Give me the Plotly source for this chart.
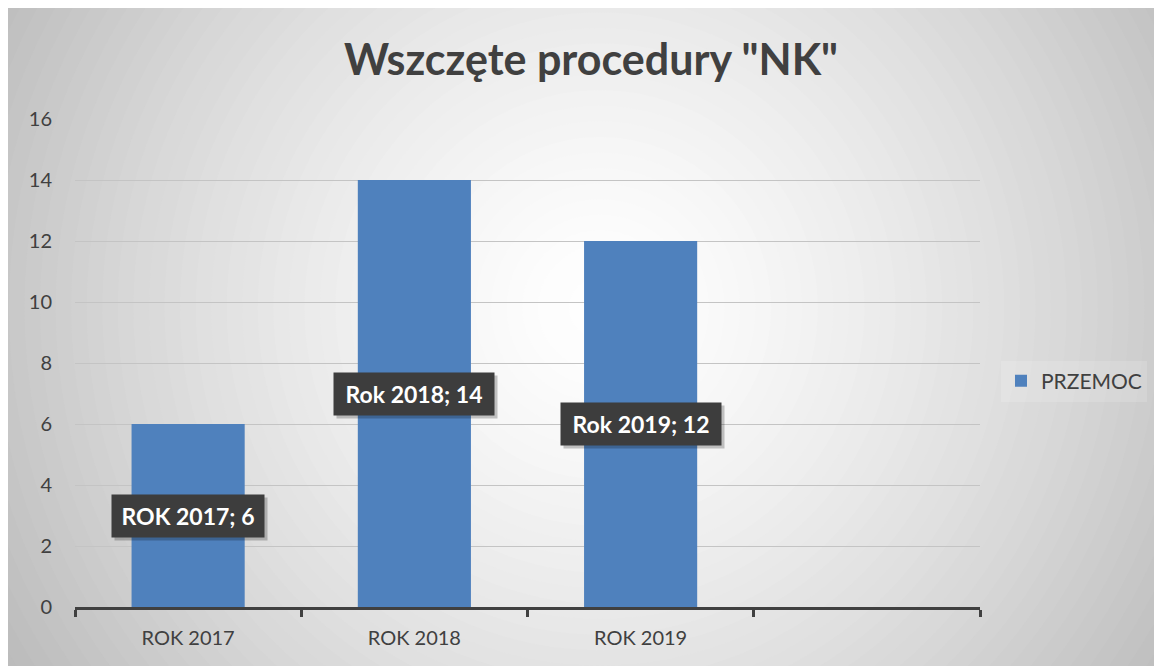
import plotly.graph_objects as go

categories = ["ROK 2017", "ROK 2018", "ROK 2019"]
values = [6, 14, 12]
label_names = ["ROK 2017", "Rok 2018", "Rok 2019"]
series_name = "PRZEMOC"
title_text = 'Wszczęte procedury "NK"'
y_ticks = [0, 2, 4, 6, 8, 10, 12, 14, 16]

W, H = 1162, 666
ML, MT = 67, 111
PW, PH = 905, 488
MR = W - ML - PW
MB = H - MT - PH

FONT = "Lato"
DARK = "#404040"

x_all = categories + [" "]
y_all = values + [None]

fig = go.Figure()
fig.add_trace(go.Bar(
    x=x_all, y=y_all, name=series_name,
    marker=dict(color="#4F81BD", line=dict(width=0)),
    showlegend=True,
))

# data labels (Excel style dark boxes) at bar centre
box_w = [138, 146, 146]
for cat, name, v, bw in zip(categories, label_names, values, box_w):
    txt = f"<b>{name}; {v}</b>"
    fig.add_annotation(x=cat, y=v / 2, text=" ", showarrow=False,
                       width=bw, height=28,
                       bgcolor="rgba(0,0,0,0.22)", borderpad=7,
                       xshift=3, yshift=-3)
    fig.add_annotation(x=cat, y=v / 2, text=txt, showarrow=False,
                       width=bw, height=28,
                       font=dict(family=FONT, size=23, color="white"),
                       bgcolor="#3d3d3d", borderpad=7)

# radial gradient background built from concentric circles
def px2paper_x(px):
    return (px - ML) / PW

def px2paper_y(py):
    return (H - MB - py) / PH

shapes = []
cx, cy = 592, 300
rmax = 700.0
steps = 45
for i in range(steps):
    r = rmax * (1 - i / steps)
    frac = r / 664.0
    g = 255 - 63 * (frac ** 1.4)
    g = int(max(188, min(255, round(g))))
    col = f"rgb({g},{g},{g})"
    shapes.append(dict(type="circle", xref="paper", yref="paper", layer="below",
                       x0=px2paper_x(cx - r), x1=px2paper_x(cx + r),
                       y0=px2paper_y(cy + r), y1=px2paper_y(cy - r),
                       fillcolor=col, line=dict(width=0)))

fig.update_layout(
    width=W, height=H,
    margin=dict(l=ML, r=MR, t=MT, b=MB),
    paper_bgcolor="rgb(192,192,192)",
    plot_bgcolor="rgba(0,0,0,0)",
    shapes=shapes,
    bargap=0.5,
    title=dict(text=f"<b>{title_text}</b>", x=0.5 + 2 / W, xanchor="center",
               y=1 - 52 / H, yanchor="middle", yref="container",
               font=dict(family=FONT, size=43, color=DARK)),
    font=dict(family=FONT, color=DARK),
    legend=dict(x=px2paper_x(993), y=px2paper_y(373), xanchor="left", yanchor="middle",
                bgcolor="rgba(255,255,255,0.15)", font=dict(family=FONT, size=21, color=DARK)),
    xaxis=dict(type="category", categoryorder="array", categoryarray=x_all,
               range=[-0.5, 3.5], showline=True, linecolor=DARK, linewidth=3,
               ticks="outside", tickson="boundaries", ticklen=7, tickwidth=3, tickcolor=DARK,
               showgrid=False, tickfont=dict(family=FONT, size=20, color=DARK),
               ticklabelstandoff=11),
    yaxis=dict(range=[0, 16], tickvals=y_ticks, showgrid=True, gridcolor="#c4c4c4",
               gridwidth=1, zeroline=False, showline=False, ticks="",
               tickfont=dict(family=FONT, size=20, color=DARK), ticklabelstandoff=22),
)

fig.write_html("out.html")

****************

YOUR TASK
Set down the material above as is, without any pictures.

EXERCISE ANSWER
Give me the Plotly source for this chart.
import plotly.graph_objects as go

categories = ["ROK 2017", "ROK 2018", "ROK 2019"]
values = [6, 14, 12]
label_names = ["ROK 2017", "Rok 2018", "Rok 2019"]
series_name = "PRZEMOC"
title_text = 'Wszczęte procedury "NK"'
y_ticks = [0, 2, 4, 6, 8, 10, 12, 14, 16]

W, H = 1162, 666
ML, MT = 67, 111
PW, PH = 905, 488
MR = W - ML - PW
MB = H - MT - PH

FONT = "Lato"
DARK = "#404040"

x_all = categories + [" "]
y_all = values + [None]

fig = go.Figure()
fig.add_trace(go.Bar(
    x=x_all, y=y_all, name=series_name,
    marker=dict(color="#4F81BD", line=dict(width=0)),
    showlegend=True,
))

# data labels (Excel style dark boxes) at bar centre
box_w = [138, 146, 146]
for cat, name, v, bw in zip(categories, label_names, values, box_w):
    txt = f"<b>{name}; {v}</b>"
    fig.add_annotation(x=cat, y=v / 2, text=" ", showarrow=False,
                       width=bw, height=28,
                       bgcolor="rgba(0,0,0,0.22)", borderpad=7,
                       xshift=3, yshift=-3)
    fig.add_annotation(x=cat, y=v / 2, text=txt, showarrow=False,
                       width=bw, height=28,
                       font=dict(family=FONT, size=23, color="white"),
                       bgcolor="#3d3d3d", borderpad=7)

# radial gradient background built from concentric circles
def px2paper_x(px):
    return (px - ML) / PW

def px2paper_y(py):
    return (H - MB - py) / PH

shapes = []
cx, cy = 592, 300
rmax = 700.0
steps = 45
for i in range(steps):
    r = rmax * (1 - i / steps)
    frac = r / 664.0
    g = 255 - 63 * (frac ** 1.4)
    g = int(max(188, min(255, round(g))))
    col = f"rgb({g},{g},{g})"
    shapes.append(dict(type="circle", xref="paper", yref="paper", layer="below",
                       x0=px2paper_x(cx - r), x1=px2paper_x(cx + r),
                       y0=px2paper_y(cy + r), y1=px2paper_y(cy - r),
                       fillcolor=col, line=dict(width=0)))

fig.update_layout(
    width=W, height=H,
    margin=dict(l=ML, r=MR, t=MT, b=MB),
    paper_bgcolor="rgb(192,192,192)",
    plot_bgcolor="rgba(0,0,0,0)",
    shapes=shapes,
    bargap=0.5,
    title=dict(text=f"<b>{title_text}</b>", x=0.5 + 2 / W, xanchor="center",
               y=1 - 52 / H, yanchor="middle", yref="container",
               font=dict(family=FONT, size=43, color=DARK)),
    font=dict(family=FONT, color=DARK),
    legend=dict(x=px2paper_x(993), y=px2paper_y(373), xanchor="left", yanchor="middle",
                bgcolor="rgba(255,255,255,0.15)", font=dict(family=FONT, size=21, color=DARK)),
    xaxis=dict(type="category", categoryorder="array", categoryarray=x_all,
               range=[-0.5, 3.5], showline=True, linecolor=DARK, linewidth=3,
               ticks="outside", tickson="boundaries", ticklen=7, tickwidth=3, tickcolor=DARK,
               showgrid=False, tickfont=dict(family=FONT, size=20, color=DARK),
               ticklabelstandoff=11),
    yaxis=dict(range=[0, 16], tickvals=y_ticks, showgrid=True, gridcolor="#c4c4c4",
               gridwidth=1, zeroline=False, showline=False, ticks="",
               tickfont=dict(family=FONT, size=20, color=DARK), ticklabelstandoff=22),
)

fig.write_html("out.html")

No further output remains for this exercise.